You can but you have to go through the lower level API: NtCreateFile can open a directory, and you can pass in a RootDirectory handle to following calls to make them handle-relative.

You can open directories using high level win32 APIs. What you need NtCreateFile for is opening files relative to an open directory.
The nix crate provides the safe wrappers. https://docs.rs/nix/latest/nix/fcntl/fn.openat2.html
The correct comparison is to rustix, not libc, and rustix is not first-party. And even then the rustix API does not encapsulate the operations into structs the same way std::fs and std::io do.
The correct comparison to someone asking for first-party access to a C syscall is to the first-party crate that provides direct bindings to C syscalls. If you're willing to go further afield to third-party crates, you might as well skip rustix's "POSIX-ish" APIs (to quote their documentation) and go directly to the openat crate, which provides a Rust-style API.
If I have to use unsafe just to open a file, I might as well use C. While Rustix is a happy middle that is usually enough and more popular than the open at crate, libc is in the same family as the "*-sys" crate and, generally speaking, it is not intended for direct use outside other FFI crates.
I agree it’d be nice if there were a safe stdlib openat API, but

> If I have to use unsafe just to open a file, I might as well use C.
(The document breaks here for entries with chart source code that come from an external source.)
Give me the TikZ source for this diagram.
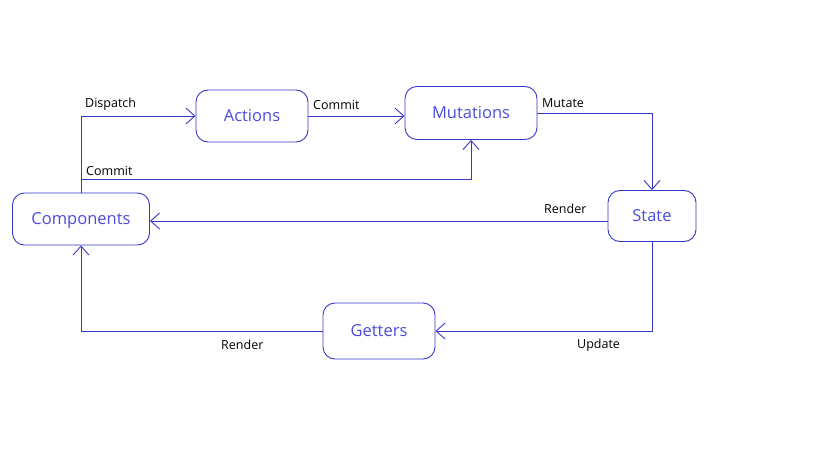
\documentclass[tikz,border=0pt]{standalone}
\usepackage{fontspec}
\setmainfont{Open Sans}
\usetikzlibrary{arrows.meta}
\definecolor{flowblue}{RGB}{55,55,205}
\definecolor{boxtext}{RGB}{75,75,220}
\begin{document}
\begin{tikzpicture}[x=1pt,y=-1pt,
    box/.style={draw=flowblue,line width=0.9pt,rounded corners=12pt,text=boxtext,
        font=\fontsize{16.5}{18}\selectfont,inner sep=0pt,text depth=1pt},
    flow/.style={draw=flowblue,line width=0.9pt,-{Straight Barb[length=9pt,width=16pt]}},
    lbl/.style={font=\fontsize{12.5}{14}\selectfont,text=black,inner sep=0pt}]
    \useasboundingbox (0,0) rectangle (819,460);
    % stores
    \node[box,minimum width=112pt,minimum height=52pt] (actions) at (252,116) {Actions};
    \node[box,minimum width=132pt,minimum height=53pt] (mutations) at (471,113) {Mutations};
    \node[box,minimum width=137pt,minimum height=52pt] (components) at (81,219) {Components};
    \node[box,minimum width=88pt,minimum height=51pt] (state) at (652,216) {State};
    \node[box,minimum width=112pt,minimum height=56pt] (getters) at (379,331) {Getters};
    % connections
    \draw[flow] (components.north) |- (actions.west);
    \draw[flow] (actions.east) -- (mutations.west |- actions.east);
    \draw[flow] (components.north) -- (81,179) -| (mutations.south);
    \draw[flow] (mutations.east) -| (state.north);
    \draw[flow] (state.west |- 0,221) -- (components.east |- 0,221);
    \draw[flow] (state.south) |- (getters.east);
    \draw[flow] (getters.west) -| (components.south);
    % labels
    \node[lbl,anchor=base west] (ldispatch) at (85,107) {Dispatch};
    \node[lbl,anchor=base west] (lcommita) at (313,110) {Commit};
    \node[lbl,anchor=base west] (lcommitb) at (86,175) {Commit};
    \node[lbl,anchor=base west] (lmutate) at (542,107) {Mutate};
    \node[lbl,anchor=base west] (lrenders) at (544,213) {Render};
    \node[lbl,anchor=base west] (lupdate) at (577,348) {Update};
    \node[lbl,anchor=base west] (lrenderg) at (221,349) {Render};
\end{tikzpicture}
\end{document}
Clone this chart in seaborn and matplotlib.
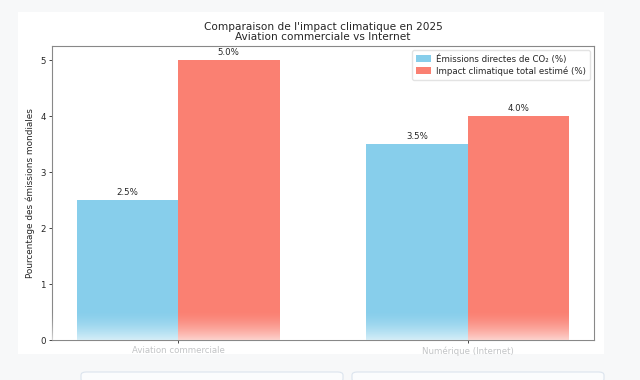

is a ridiculous exaggeration.

> For example, Unix's `rename` syscall takes two paths as arguments; you can't rename a file by handle

And then there’s renameat(2) which takes two dirfd… and two paths from there, which mostly has all the same issues rename(2) does (and does not even take flags so even O_NOFOLLOW is not available).

I’m not sure what you’d need to make a safe renameat(), maybe a triplet of (dirfd, filefd, name[1]) from the source, (dirfd, name) from the target, and some sort of flag to indicate whether it is allowed to create, overwrite, or both.

As the recent https://blog.sebastianwick.net/posts/how-hard-is-it-to-open-... talks about (just for file but it applies to everything) secure file system interaction is absolutely heinous.

[1]: not path

How about fd of the file you wanna rename, dirfd of the directory you want to open it in, and name of the new file? You could then represent a "rename within the same directory" as: dfd = opendir(...); fd = openat(dfd, "a"); rename2(fd, dfd, "b");

I can't think of a case this API doesn't cover, but maybe there is one.

The file may have been renamed or deleted since the fd was opened, and it might have been legitimate and on purpose, but there’s no way to tell what trying to resolve the fd back to a path will give you.

And you need to do that because nothing precludes having multiple entries to the same inode in the same directory, so you need to know specifically what the source direntry is, and a direntry is just a name in the directory file.